Send a short thank-you note after the interview runs, especially if the source gave you significant time. It costs nothing and it is often what makes a source willing to talk to you again for the next story.
Common mistakes to avoid
- Arriving without having read anything the source has already said publicly.
- Asking leading questions that suggest the answer you want to hear.
- Interrupting an answer before the source has finished a thought.
- Failing to double check spellings, titles, and direct quotes before publication.

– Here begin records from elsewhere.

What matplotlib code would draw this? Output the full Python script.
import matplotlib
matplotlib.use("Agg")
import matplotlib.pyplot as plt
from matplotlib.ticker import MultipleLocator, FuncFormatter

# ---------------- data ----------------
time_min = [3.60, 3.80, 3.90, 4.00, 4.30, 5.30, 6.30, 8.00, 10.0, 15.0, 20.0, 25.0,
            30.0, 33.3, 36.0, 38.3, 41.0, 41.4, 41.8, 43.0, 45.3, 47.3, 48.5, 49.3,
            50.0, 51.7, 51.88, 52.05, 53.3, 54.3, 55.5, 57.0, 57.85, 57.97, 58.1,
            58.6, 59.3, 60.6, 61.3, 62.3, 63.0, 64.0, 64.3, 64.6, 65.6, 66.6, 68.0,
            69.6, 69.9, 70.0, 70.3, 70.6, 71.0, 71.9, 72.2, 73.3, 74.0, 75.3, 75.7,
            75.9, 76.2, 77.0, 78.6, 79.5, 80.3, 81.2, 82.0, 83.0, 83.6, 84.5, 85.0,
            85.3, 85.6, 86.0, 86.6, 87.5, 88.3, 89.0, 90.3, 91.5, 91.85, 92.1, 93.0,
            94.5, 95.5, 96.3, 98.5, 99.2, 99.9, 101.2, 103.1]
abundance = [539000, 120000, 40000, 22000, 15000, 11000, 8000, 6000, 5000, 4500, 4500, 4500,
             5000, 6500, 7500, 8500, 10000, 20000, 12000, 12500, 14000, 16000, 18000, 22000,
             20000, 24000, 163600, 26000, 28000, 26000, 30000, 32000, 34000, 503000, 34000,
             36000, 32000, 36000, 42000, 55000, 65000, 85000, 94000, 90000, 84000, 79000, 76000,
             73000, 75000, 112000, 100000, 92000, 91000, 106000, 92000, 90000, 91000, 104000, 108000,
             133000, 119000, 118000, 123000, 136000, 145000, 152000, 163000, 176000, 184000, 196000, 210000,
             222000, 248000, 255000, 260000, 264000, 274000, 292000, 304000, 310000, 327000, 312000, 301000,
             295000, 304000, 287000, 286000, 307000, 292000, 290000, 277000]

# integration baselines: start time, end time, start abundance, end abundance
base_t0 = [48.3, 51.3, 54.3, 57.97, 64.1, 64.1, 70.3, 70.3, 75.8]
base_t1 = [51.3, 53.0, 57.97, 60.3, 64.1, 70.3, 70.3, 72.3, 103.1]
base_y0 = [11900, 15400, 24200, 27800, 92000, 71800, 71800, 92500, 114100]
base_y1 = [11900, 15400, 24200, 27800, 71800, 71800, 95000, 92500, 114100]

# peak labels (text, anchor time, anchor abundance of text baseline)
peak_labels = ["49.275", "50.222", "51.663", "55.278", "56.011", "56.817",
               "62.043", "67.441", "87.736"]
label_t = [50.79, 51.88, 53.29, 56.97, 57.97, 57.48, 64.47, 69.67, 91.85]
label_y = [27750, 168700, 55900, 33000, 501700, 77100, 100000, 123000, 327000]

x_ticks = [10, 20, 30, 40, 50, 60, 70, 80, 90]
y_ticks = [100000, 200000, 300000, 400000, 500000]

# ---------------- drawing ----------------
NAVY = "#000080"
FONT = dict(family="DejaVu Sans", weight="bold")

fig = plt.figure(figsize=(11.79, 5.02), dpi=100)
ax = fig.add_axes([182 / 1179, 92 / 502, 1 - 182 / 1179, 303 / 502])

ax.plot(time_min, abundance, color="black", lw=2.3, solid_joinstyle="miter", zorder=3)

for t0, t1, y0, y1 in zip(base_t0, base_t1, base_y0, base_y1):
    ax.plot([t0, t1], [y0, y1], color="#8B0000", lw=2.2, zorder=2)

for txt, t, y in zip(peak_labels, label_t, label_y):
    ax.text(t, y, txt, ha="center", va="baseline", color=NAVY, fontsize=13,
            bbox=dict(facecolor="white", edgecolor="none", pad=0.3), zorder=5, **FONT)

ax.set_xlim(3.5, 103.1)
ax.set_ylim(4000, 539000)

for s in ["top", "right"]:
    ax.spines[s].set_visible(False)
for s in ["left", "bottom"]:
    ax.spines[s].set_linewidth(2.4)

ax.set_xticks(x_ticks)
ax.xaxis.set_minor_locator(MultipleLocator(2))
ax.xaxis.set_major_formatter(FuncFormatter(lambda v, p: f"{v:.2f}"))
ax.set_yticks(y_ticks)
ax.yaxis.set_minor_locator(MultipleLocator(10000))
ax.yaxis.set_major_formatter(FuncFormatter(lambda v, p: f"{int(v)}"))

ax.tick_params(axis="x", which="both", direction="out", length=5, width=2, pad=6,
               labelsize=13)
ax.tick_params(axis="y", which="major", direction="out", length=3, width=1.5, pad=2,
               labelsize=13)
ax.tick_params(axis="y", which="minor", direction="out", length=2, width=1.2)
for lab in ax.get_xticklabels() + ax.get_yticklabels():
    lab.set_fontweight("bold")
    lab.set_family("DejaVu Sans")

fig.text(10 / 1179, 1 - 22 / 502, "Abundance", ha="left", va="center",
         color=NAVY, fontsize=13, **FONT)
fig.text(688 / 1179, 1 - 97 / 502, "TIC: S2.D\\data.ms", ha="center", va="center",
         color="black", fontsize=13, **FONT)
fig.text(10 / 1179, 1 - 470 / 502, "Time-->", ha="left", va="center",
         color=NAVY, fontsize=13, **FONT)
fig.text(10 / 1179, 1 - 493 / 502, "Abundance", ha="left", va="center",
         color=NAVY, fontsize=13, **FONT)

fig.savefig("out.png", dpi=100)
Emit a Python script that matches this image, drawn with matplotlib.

- Treating the interview as finished the moment the recorder stops, instead of following up on loose threads.
Building the habit
Interviewing improves with repetition far more than with theory. The first few conversations will feel stiff no matter how much you prepare. What separates reporters who improve quickly from those who plateau is usually a habit of reviewing their own interviews afterward: which questions produced strong answers, where the silence worked, and where a follow-up question should have come but did not. Keep a running list of what worked, and the next interview will go noticeably better than the last.
Adjusting your approach to different sources
Not every source responds to the same technique. A source who is naturally quiet or nervous often needs a slower pace, easier opening questions, and more patience with silence before they will open up. A source who is used to being interviewed, such as an administrator or a spokesperson, may give practiced, general answers, and getting past that usually means asking for a specific example or a specific number rather than accepting a broad statement at face value. A source speaking about a difficult personal experience needs a gentler pace and more room to pause than a source describing a routine process or decision.
Group interviews and panel settings bring their own challenge: it is easy for one voice to dominate while others say little. In that setting, it helps to direct a question to a specific person by name when you want a specific person’s perspective, rather than asking the group as a whole and letting whoever is most comfortable speaking first answer for everyone.